Pour les responsables religieux, la démarche de la Place Beauvau n'est pas tout à fait une surprise. «Le 6 janvier, le président Macron nous avait reçus pour les vœux et il nous avait alors indiqué que des dispositions de la loi de 1905 seraient réexaminées», précise Anouar Kbibech, ancien président du Conseil français du culte musulman (CFCM). «C'est l'islam qui est principalement concerné par le projet du gouvernement», assure un responsable religieux. En fait, les consultations menées par le ministre de l'Intérieur s'inscrivent dans la suite du discours prononcé le 18 février, à Mulhouse, par le chef de l'Etat, visant, selon les mots de Macron, à combattre le «séparatisme musulman». L'une des priorités du gouvernement est de lutter contre les influences étrangères dans l'islam de France et d'assurer la transparence de son financement.

«Cet objectif de transparence fait consensus parmi les responsables d'associations musulmanes», assure Anouar Kbibech. Cependant, le discours de Mulhouse a reçu, selon le responsable religieux, un «accueil mitigé» : sur le terrain règne le sentiment qu'Emmanuel Macron a trop attiré l'attention sur la religion musulmane à l'approche des municipales.

Quoi qu’il en soit, les propositions élaborées par le ministre de l’Intérieur visent principalement à inciter l’islam à rentrer dans le dispositif prévu par la loi de séparation des Eglises et de l’Etat. Pour le moment, la plupart des associations qui gèrent des lieux de culte musulmans ont opté pour un statut de loi 1901, moins contraignant que celui instauré par celle de 1905. Selon plusieurs responsables religieux, le gouvernement réfléchirait à des dispositions financières afin que les gestionnaires de mosquée optent pour le statut d’associations cultuelles (sous la loi de 1905, donc). L’objectif affiché est de parvenir à une meilleure traçabilité des dons, notamment de ceux en provenance de l’étranger.

Par ailleurs, le projet de loi comporterait une dimension sécuritaire, notamment en révisant une partie du titre V de la loi de 1905, celui intitulé «police des cultes», dont certaines dispositions selon les spécialistes de la laïcité n’ont pas été remises à jour depuis le vote de la loi, il y a 115 ans. Il s’agit notamment des sanctions prévues en cas de trouble à l’ordre public ou si des discours politiques sont tenus dans des lieux de culte.
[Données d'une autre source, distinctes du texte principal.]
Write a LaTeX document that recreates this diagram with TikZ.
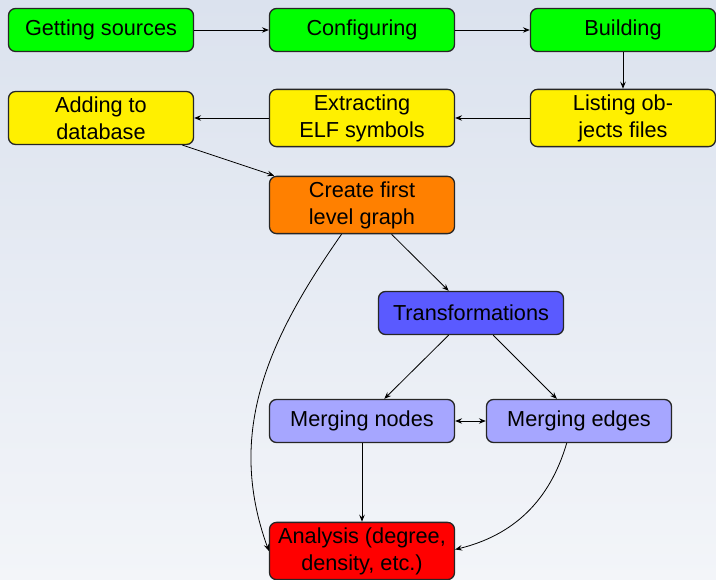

A l'automne 2018, le gouvernement avait déjà planché sur un projet similaire et, à l'époque, le ministre de l'Intérieur avait parlé de «refonder la loi de 1905». Quelques mois plus tard, pendant le grand débat national lancé dans le sillage de la crise des gilets jaunes, le président de la République avait fermé la porte à une révision de la loi.

Craintes

Chassé par la porte, le projet revient donc visiblement par la fenêtre. Sollicité par Libération, le cabinet du ministre n'a pas donné suite. Le gouvernement a en tout cas promis aux responsables religieux et leaders laïcs de leur transmettre, dans les semaines à venir, un document reprenant ses propositions. Mais étant donné le calendrier parlementaire, le projet de loi ne serait pas examiné avant début 2021.

Sur le terrain, le pari du gouvernement est loin d'être gagné. «Qu'est-ce qui pourrait contraindre un responsable de mosquée à passer sous le statut d'association cultuelle ?» s'interroge un leader musulman. D'ores et déjà, les craintes s'expriment au sujet des contrôles de plus en plus tatillons des lieux de culte et de formations musulmans. En novembre, l'Institut d'études en sciences humaines (IESH), faculté privée proche de la branche française des Frères musulmans, située à Saint-Denis, a été fermé pour des raisons de sécurité. Selon la préfecture de Seine-Saint-Denis, «un avis défavorable à l'accueil du public a été donné». Les cours n'ont toujours pas repris.